Greenland has been at the center of an enormous high pressure cell for the past couple of weeks:
This means direct sunlight, and unusually warm temperatures. And there is evidence that the top of the ice sheet is starting to melt.
This has been discussed at length, as all things Arctic-glaciology are, at Neven’s.
An especially interesting twist is this animated GIF, discovered by Steve Coulter with some extra processing by Ethan O’Connor, and following up on a comment by another commenter there. This is a radar image of Greenland over the ten days ending July 14, and it shows an abrupt state change, for which preliminary investigation of past records shows no precedent. Although visual imagery shows no comparably dramatic change, it does show (as the graph above indicates) substantially unprecedented darkening of the surface. It is reasonable to conclude that the persistent above-freezing temperatures at the top of the ice cap, with no known precedent, have created enough liquid water at the surface to change the radar reflectivity in some way.
There are two lessons here. One is that like astronomy, climatology can benefit from an enthusiastic amateur community and should do whatever it can to encourage, rather than discourage, broad participation. This radar image is exactly the sort of thing that specialists in their various silos and burrows might conceivably neglect that an amateur would call attention to. The second is that Greenland may be melting from the top, at least a bit. This matters because the albedo will take a very long to fully recover. Further melting from the top now becomes more likely.

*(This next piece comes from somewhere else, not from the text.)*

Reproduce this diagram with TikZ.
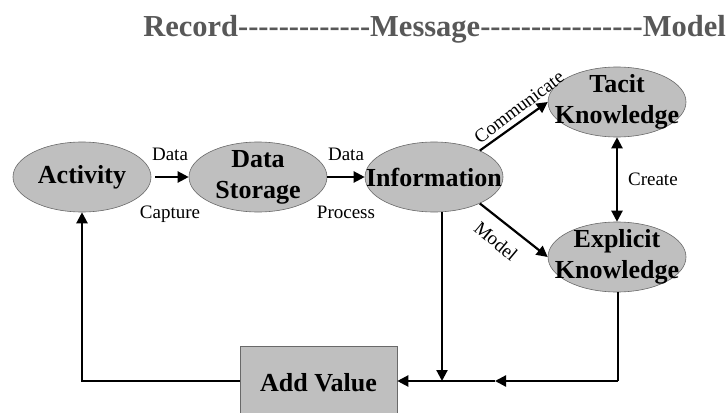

In a tangentially relevant story, the UK has now implemented a national policy that all publicly funded data be publicly available within two years. This is a huge step forward. Can we get something like this elsewhere? Dr. Chu?
It is worth considering the extent to which the enemies of climate science have contributed to the open science movement. In the large, if they continue to obfuscate the real risks we face and the real steps we must take, this positive outcome will be greatly outweighed by the damage they do. And let’s be clear, email is not data and most actions by scientists are not suitable subjects for freedom of information investigations. Still, to the extent that their confused howling contributed to the democratization of science, they have actually done us all a service.
That said, note that it is not the “contrarians” who have achieved the Greenland animation, but the smaller community of amateurs who are deeply concerned about climate change. This is hardly a surprise.
The contrarians are opposed to evidence, and only look into it for purposes of casting doubt upon it. That is, they take the ample opportunities to glean confusion out of complexity. This is the opposite of science, which is to tease truth out of complexity, and which the radar sequence achieves at least at a visceral level.
In the end, open science will give them so much more to obfuscate about. But it’s hard to imagine that opening science will especially enable much additional damage. They have plenty to obfuscate about already, and if data is open as a matter of course then the random harassment/denial of service attack will need to find some other form.